WHAT TO WORK ON:
Repeat exactly the lines from the start through the line with "n_conf = np.arange(10, 189)", both ends included.

DATASET CONTENT:

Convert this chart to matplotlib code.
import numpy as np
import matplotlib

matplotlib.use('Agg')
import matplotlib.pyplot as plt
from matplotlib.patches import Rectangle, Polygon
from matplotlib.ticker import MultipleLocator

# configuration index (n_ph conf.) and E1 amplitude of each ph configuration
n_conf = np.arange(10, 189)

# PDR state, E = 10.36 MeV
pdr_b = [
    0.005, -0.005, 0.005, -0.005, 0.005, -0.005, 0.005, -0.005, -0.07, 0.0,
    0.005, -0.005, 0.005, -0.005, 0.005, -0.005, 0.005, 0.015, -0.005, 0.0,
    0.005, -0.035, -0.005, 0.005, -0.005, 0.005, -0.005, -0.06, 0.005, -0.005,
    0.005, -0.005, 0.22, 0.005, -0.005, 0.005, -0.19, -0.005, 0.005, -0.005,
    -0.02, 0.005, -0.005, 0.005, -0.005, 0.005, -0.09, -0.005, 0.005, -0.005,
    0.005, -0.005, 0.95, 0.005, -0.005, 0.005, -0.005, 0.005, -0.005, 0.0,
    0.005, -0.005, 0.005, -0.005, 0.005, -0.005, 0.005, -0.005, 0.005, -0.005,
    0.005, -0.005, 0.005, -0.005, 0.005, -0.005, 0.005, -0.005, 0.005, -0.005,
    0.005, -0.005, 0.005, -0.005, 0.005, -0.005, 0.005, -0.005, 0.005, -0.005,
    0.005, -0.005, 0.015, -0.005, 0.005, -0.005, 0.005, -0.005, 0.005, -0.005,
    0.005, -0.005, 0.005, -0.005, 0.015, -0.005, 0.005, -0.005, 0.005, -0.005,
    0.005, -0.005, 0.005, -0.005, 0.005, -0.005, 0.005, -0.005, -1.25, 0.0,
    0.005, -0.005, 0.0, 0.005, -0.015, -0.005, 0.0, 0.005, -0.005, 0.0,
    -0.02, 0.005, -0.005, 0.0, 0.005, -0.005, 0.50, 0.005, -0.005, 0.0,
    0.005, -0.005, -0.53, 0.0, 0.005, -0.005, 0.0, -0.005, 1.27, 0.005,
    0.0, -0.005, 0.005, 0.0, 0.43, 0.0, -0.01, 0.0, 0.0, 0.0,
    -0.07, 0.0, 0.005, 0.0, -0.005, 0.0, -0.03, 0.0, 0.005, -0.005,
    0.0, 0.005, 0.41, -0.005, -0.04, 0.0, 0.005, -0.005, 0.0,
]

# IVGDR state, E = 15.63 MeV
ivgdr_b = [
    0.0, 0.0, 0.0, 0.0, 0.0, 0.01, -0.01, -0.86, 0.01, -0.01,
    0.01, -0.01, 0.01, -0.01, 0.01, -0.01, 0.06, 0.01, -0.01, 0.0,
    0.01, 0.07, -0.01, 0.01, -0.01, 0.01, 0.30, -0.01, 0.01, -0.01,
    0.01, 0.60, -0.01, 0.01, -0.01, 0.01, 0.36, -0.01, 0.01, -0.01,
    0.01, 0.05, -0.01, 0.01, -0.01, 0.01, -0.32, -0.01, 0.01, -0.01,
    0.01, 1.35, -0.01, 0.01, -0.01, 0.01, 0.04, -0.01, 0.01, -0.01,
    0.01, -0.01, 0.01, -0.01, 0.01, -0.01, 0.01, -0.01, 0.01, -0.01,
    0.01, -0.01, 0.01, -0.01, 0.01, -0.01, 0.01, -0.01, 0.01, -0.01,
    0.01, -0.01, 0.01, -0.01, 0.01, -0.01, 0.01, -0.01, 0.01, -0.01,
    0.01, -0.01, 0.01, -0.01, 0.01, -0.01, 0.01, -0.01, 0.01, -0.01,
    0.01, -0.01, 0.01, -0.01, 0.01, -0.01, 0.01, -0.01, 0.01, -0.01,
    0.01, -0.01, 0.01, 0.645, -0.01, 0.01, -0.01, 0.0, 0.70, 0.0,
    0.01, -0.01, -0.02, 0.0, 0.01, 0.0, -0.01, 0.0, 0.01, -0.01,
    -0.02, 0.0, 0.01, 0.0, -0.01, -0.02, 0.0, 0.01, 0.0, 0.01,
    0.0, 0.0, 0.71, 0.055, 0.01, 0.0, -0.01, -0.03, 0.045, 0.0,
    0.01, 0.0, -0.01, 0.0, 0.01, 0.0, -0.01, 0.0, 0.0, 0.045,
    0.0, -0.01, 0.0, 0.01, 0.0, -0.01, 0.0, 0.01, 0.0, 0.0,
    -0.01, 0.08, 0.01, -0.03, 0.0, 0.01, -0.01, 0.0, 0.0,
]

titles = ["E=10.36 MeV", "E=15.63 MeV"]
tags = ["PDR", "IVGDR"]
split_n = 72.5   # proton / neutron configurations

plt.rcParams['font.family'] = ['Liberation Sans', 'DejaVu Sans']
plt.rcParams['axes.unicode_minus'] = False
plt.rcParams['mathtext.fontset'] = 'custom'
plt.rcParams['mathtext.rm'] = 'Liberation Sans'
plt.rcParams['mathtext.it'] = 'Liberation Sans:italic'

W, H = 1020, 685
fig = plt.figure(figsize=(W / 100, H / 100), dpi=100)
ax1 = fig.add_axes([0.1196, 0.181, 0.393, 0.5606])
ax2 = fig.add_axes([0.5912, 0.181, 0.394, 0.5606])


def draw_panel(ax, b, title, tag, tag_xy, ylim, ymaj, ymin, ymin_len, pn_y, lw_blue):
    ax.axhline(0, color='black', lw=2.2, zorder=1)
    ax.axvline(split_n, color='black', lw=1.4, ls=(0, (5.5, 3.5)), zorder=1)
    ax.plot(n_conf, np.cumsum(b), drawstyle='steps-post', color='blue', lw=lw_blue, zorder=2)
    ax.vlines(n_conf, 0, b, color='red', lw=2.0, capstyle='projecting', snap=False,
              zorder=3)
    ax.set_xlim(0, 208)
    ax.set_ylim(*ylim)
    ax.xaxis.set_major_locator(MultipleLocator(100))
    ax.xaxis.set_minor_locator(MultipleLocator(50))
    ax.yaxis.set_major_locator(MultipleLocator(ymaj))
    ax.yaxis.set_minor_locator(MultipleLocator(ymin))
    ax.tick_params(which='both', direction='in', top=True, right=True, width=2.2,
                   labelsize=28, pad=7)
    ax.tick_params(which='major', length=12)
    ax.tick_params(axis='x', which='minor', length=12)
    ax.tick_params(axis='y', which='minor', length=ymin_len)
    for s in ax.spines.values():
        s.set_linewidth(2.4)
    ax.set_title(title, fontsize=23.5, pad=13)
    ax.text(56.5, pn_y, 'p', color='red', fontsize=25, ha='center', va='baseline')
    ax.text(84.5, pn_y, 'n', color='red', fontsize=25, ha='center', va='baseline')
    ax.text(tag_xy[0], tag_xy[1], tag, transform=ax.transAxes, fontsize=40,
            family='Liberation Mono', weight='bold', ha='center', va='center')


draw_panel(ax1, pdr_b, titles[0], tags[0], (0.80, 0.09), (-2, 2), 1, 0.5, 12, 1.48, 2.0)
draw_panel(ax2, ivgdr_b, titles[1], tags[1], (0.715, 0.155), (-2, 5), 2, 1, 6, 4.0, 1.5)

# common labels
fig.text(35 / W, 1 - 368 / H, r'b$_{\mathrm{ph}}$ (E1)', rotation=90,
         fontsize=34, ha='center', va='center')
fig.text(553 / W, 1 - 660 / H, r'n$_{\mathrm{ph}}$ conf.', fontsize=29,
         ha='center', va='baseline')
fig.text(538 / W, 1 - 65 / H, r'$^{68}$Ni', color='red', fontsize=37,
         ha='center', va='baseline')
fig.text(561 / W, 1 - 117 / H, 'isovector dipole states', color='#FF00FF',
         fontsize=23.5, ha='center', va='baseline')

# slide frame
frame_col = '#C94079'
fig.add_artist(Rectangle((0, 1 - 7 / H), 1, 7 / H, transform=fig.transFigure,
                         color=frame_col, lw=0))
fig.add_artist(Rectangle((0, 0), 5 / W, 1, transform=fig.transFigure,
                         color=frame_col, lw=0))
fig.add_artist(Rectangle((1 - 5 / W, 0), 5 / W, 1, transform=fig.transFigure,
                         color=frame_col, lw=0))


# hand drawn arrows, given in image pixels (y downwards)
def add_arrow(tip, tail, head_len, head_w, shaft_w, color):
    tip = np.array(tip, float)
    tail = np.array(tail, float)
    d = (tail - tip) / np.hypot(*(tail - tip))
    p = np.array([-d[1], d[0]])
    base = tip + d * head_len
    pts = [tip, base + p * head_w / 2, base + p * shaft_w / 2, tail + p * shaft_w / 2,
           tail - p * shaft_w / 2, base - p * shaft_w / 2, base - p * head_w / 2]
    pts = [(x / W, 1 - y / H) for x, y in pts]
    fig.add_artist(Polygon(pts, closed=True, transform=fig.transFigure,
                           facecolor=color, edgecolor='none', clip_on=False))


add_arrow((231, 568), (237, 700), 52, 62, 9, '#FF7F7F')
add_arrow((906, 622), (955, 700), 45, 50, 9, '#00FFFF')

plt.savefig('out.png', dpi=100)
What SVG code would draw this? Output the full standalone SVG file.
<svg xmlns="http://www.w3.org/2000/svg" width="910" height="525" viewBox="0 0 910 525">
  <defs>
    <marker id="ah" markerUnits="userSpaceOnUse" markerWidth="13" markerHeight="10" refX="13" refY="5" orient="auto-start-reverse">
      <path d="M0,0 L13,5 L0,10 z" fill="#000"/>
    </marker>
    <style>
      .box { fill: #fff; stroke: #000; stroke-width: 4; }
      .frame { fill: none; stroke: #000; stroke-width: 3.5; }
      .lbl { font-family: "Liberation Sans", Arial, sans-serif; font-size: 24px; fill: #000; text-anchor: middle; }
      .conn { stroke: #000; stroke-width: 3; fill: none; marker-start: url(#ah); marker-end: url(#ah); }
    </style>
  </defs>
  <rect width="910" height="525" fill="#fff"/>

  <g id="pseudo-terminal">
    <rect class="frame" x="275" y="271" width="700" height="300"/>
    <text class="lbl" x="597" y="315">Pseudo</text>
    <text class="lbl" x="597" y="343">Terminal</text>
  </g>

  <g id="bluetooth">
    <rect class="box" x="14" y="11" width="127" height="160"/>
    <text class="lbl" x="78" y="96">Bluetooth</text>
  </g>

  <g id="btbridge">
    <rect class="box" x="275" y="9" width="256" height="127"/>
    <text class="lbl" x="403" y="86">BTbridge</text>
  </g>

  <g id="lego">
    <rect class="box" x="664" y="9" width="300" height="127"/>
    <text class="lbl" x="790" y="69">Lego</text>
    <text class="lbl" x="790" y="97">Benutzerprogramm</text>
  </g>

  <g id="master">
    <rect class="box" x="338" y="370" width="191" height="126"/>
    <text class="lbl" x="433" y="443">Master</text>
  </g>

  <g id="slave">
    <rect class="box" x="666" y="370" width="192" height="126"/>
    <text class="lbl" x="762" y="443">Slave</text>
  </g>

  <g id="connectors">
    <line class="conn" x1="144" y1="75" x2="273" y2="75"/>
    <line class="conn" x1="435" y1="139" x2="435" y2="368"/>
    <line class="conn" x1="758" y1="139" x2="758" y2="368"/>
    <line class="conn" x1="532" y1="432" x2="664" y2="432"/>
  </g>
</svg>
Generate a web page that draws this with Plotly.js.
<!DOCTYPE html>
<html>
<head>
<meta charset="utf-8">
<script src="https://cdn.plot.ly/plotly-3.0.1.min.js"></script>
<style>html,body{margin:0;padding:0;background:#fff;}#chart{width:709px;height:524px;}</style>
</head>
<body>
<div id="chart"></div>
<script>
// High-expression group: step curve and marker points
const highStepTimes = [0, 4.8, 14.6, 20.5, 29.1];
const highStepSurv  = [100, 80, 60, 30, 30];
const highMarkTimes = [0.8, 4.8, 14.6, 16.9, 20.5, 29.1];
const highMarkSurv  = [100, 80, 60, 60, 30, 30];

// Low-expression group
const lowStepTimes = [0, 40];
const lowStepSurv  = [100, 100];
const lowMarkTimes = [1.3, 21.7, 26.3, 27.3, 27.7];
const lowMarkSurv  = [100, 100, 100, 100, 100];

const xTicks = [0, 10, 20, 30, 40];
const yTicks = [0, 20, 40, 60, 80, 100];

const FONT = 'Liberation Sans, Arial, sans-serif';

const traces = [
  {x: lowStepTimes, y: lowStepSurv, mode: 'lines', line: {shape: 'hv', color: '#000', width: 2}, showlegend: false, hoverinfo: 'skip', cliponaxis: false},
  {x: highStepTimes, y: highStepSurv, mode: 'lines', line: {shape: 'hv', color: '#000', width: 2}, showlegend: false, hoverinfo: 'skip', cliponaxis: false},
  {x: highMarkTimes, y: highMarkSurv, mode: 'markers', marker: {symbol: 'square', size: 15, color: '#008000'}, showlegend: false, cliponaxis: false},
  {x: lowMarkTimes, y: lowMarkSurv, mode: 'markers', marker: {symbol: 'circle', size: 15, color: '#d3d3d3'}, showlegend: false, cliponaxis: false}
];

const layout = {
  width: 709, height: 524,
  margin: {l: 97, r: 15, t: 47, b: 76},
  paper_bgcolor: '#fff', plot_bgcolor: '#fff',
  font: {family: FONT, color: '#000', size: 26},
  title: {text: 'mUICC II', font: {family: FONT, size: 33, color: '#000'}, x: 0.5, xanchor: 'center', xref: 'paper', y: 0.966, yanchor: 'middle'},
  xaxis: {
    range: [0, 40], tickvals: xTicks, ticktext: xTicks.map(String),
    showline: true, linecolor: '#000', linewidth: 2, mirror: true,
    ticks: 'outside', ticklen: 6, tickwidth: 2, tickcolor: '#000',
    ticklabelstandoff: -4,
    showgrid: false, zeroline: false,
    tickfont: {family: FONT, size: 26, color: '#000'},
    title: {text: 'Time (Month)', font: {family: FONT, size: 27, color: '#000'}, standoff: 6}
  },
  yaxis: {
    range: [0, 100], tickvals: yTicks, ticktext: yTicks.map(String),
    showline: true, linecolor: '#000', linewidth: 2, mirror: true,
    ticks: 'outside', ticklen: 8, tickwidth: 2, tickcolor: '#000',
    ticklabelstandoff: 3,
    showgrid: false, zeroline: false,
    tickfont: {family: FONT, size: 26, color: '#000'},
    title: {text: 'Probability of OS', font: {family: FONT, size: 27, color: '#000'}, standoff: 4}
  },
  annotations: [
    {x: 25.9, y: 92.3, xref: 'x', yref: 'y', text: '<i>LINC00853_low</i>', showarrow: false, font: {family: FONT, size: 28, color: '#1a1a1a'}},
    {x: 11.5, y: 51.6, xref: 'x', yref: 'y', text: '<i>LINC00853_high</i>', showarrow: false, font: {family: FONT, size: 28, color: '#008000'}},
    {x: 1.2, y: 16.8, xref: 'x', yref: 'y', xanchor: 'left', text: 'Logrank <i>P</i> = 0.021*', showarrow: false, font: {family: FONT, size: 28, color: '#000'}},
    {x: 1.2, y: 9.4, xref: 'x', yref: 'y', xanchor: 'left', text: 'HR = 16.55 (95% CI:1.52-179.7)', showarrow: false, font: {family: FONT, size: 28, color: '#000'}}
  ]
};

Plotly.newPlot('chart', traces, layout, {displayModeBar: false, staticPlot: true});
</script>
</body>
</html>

ANSWER FOR THIS EXERCISE:
Convert this chart to matplotlib code.
import numpy as np
import matplotlib

matplotlib.use('Agg')
import matplotlib.pyplot as plt
from matplotlib.patches import Rectangle, Polygon
from matplotlib.ticker import MultipleLocator

# configuration index (n_ph conf.) and E1 amplitude of each ph configuration
n_conf = np.arange(10, 189)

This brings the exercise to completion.